I’m not alone in my criticism. According to Jamie Wolff a partners at Chamber Street Wines in New York City, “Our customers are definitely aware of higher alcohol levels in Italian wines, and will very frequently request and select lower-alcohol wines.”

Italian authorities have noticed and have acted. In 2013 Italy’s Minister of Agriculture passed a decree allowing emergency irrigation to combat heat waves and drought, even in denominations like Brunello and Barolo that are by law dry-farmed. And according to Fabrizio Bindocci, president of the Brunello consorzio, growers have petitioned to insert a decree to allow emergency irrigation into their production regulations.

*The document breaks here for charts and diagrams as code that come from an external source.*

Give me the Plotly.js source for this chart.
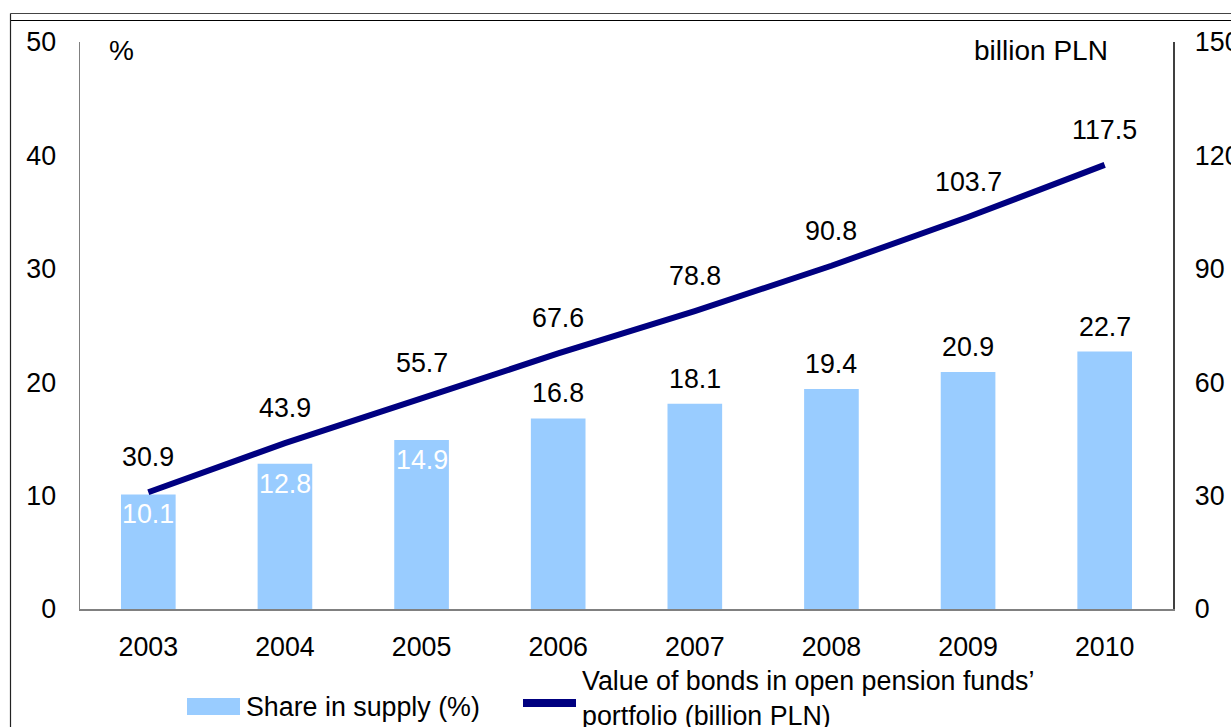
<!DOCTYPE html>
<html>
<head>
<meta charset="utf-8">
<script src="https://cdn.plot.ly/plotly-3.0.1.min.js"></script>
<style>html,body{margin:0;padding:0;background:#fff;}#chart{width:1231px;height:727px;}</style>
</head>
<body>
<div id="chart"></div>
<script>
const years = ['2003','2004','2005','2006','2007','2008','2009','2010'];
const shareInSupply = [10.1, 12.8, 14.9, 16.8, 18.1, 19.4, 20.9, 22.7];
const bondValue = [30.9, 43.9, 55.7, 67.6, 78.8, 90.8, 103.7, 117.5];
const leftTicks = [0, 10, 20, 30, 40, 50];
const rightTicks = [0, 30, 60, 90, 120, 150];
const barName = 'Share in supply (%)';
const lineName = 'Value of bonds in open pension funds’<br>portfolio (billion PLN)';

const FONT = 'Liberation Sans, Arial, sans-serif';
const FS = 26.8;
const FS_UNIT = 28;
const W = 1231, H = 727, L = 80, R = 58, T = 42, B = 118;
const pw = W - L - R, ph = H - T - B;
const px = x => (x - L) / pw;
const py = y => (H - B - y) / ph;

const bars = {
  type: 'bar', x: years, y: shareInSupply, name: barName,
  marker: {color: '#99CCFF'}, width: 0.4, yaxis: 'y', hoverinfo: 'x+y'
};
const line = {
  type: 'scatter', mode: 'lines', x: years, y: bondValue, name: lineName,
  line: {color: '#000080', width: 6}, yaxis: 'y2', hoverinfo: 'x+y'
};

const annotations = [];
shareInSupply.forEach((v, i) => {
  const inside = i < 3;
  annotations.push({
    x: i, y: v, xref: 'x', yref: 'y', text: v.toFixed(1), showarrow: false,
    yshift: inside ? -20 : 25, font: {family: FONT, size: FS, color: inside ? '#ffffff' : '#000000'}
  });
});
bondValue.forEach((v, i) => {
  annotations.push({
    x: i, y: v, xref: 'x', yref: 'y2', text: v.toFixed(1), showarrow: false,
    yshift: 35, font: {family: FONT, size: FS, color: '#000000'}
  });
});
annotations.push({x: px(107), y: py(50), xref: 'paper', yref: 'paper', text: '%', showarrow: false,
  xanchor: 'left', yanchor: 'middle', font: {family: FONT, size: FS_UNIT, color: '#000'}});
annotations.push({x: px(1110), y: py(50), xref: 'paper', yref: 'paper', text: 'billion PLN', showarrow: false,
  xanchor: 'right', yanchor: 'middle', font: {family: FONT, size: FS_UNIT, color: '#000'}});
annotations.push({x: px(244), y: py(707), xref: 'paper', yref: 'paper', text: barName, showarrow: false,
  xanchor: 'left', yanchor: 'middle', font: {family: FONT, size: FS, color: '#000'}});
annotations.push({x: px(580), y: py(699), xref: 'paper', yref: 'paper', text: lineName, showarrow: false,
  xanchor: 'left', yanchor: 'middle', align: 'left', font: {family: FONT, size: FS, color: '#000'}});

const shapes = [
  {type: 'rect', xref: 'paper', yref: 'paper', x0: px(187), x1: px(240), y0: py(715), y1: py(698),
   fillcolor: '#99CCFF', line: {width: 0}},
  {type: 'line', xref: 'paper', yref: 'paper', x0: px(523), x1: px(576), y0: py(703), y1: py(703),
   line: {color: '#000080', width: 8}},
  {type: 'line', xref: 'paper', yref: 'paper', x0: px(10.5), x1: px(1231), y0: py(13.5), y1: py(13.5),
   line: {color: '#444', width: 1.2}},
  {type: 'line', xref: 'paper', yref: 'paper', x0: px(10.5), x1: px(1231), y0: py(20.5), y1: py(20.5),
   line: {color: '#000', width: 1.2}},
  {type: 'line', xref: 'paper', yref: 'paper', x0: px(10.5), x1: px(10.5), y0: py(13.5), y1: py(727),
   line: {color: '#222', width: 1.2}}
];

const layout = {
  width: W, height: H,
  margin: {l: L, r: R, t: T, b: B, pad: 0},
  paper_bgcolor: '#fff', plot_bgcolor: '#fff',
  showlegend: false,
  font: {family: FONT, size: FS, color: '#000'},
  xaxis: {
    type: 'category', range: [-0.5, years.length - 0.5], autorange: false,
    showline: true, linecolor: '#808080', linewidth: 1.5,
    ticks: '', showgrid: false, zeroline: false, ticklabelstandoff: 13,
    tickfont: {family: FONT, size: FS, color: '#000'}
  },
  yaxis: {
    range: [0, 50], autorange: false, tickvals: leftTicks, ticktext: leftTicks.map(String),
    showline: true, linecolor: '#808080', linewidth: 1.5, ticks: '',
    showgrid: false, zeroline: false, ticklabelstandoff: 17,
    tickfont: {family: FONT, size: FS, color: '#000'}
  },
  yaxis2: {
    range: [0, 150], autorange: false, tickvals: rightTicks, ticktext: rightTicks.map(String),
    overlaying: 'y', side: 'right', showline: true, linecolor: '#404040', linewidth: 1.5,
    ticks: '', showgrid: false, zeroline: false, ticklabelstandoff: 15,
    tickfont: {family: FONT, size: FS, color: '#000'}
  },
  annotations: annotations,
  shapes: shapes
};

Plotly.newPlot('chart', [bars, line], layout, {displayModeBar: false, staticPlot: true});
</script>
</body>
</html>
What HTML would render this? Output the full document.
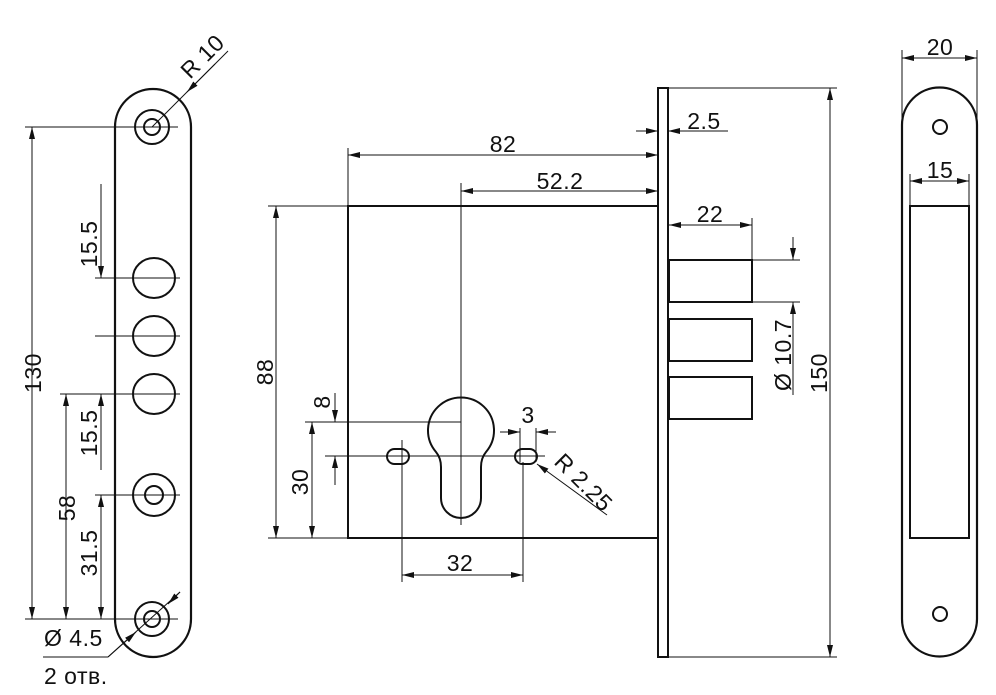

Growers have other options to contain alcohol levels, including scrupulous management of the leaf canopy to protect grapes from the sun, reducing the green harvest and by reducing hang time. Others have eliminated harsh chemicals and feel it helps the plants find the right balance.

But other Italian producers seem happy to watch the alcohol levels rise, perhaps because for years, muscular, high alcohol wines earned top scores from a number of critics. One of the reasons for this is that in lineup of dozens of wines, robust wines with evident alcohol stand out. But in real life, I find these are the same wines that are often left unfinished on the table because are a chore to drink and impossible to pair with food.

I don’t reward wines with searing alcohol sensations: it’s a fault that skillful winemakers avoid by using the appropriate methods in the vineyards and cellars.